Further, an orderly Chapter 11 sale process maximizes value to all creditors, particularly in comparison to liquidations under Chapter 7, for which a number of solar companies filed in 2024, and that would be less likely to provide similar recoveries to creditors.
That said, in-court sale processes are not necessarily without risk, as the Lumio case again demonstrates.

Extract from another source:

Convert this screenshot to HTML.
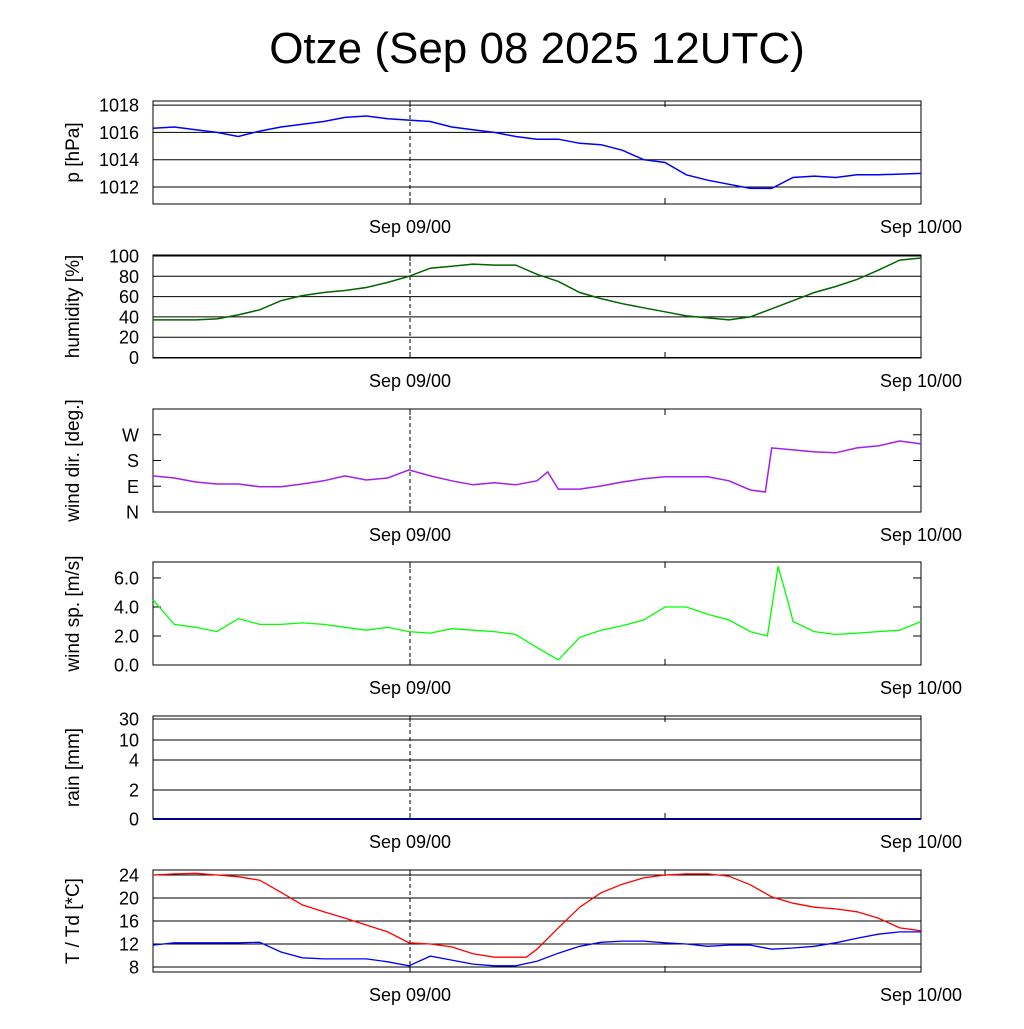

There, the debtors’ initial stalking horse bidder declined to consummate the purchase, and a creditors’ committee that formed subsequently moved to convert the Chapter 11 cases to cases under Chapter 7. Fortunately for all interested parties, the same day that the aforementioned conversion motion was filed, the debtors announced a new third-party buyer, and the sale was ultimately successful.
Conclusion
As demonstrated by these case studies, the solar energy industry will likely continue to see further bankruptcy filings in 2025 as a result of the Federal Reserve’s intended pause on federal-funds rate cuts and with inflation remaining above the target of 2%. In addition, uncertainty regarding tariffs proposed by the U.S. federal government and their impact on inflation and rates could further chill consumer demand for solar energy financing and the cost of capital for solar energy companies. These macroeconomic conditions may also contribute to increased filings in other industrial sectors with significant consumer-facing segments that rely on consumer financing.
Finally, as these case studies suggest, distressed solar companies may continue to choose to take advantage of a sale pursuant to Chapter 11 of the Bankruptcy Code to provide a value-maximizing resolution.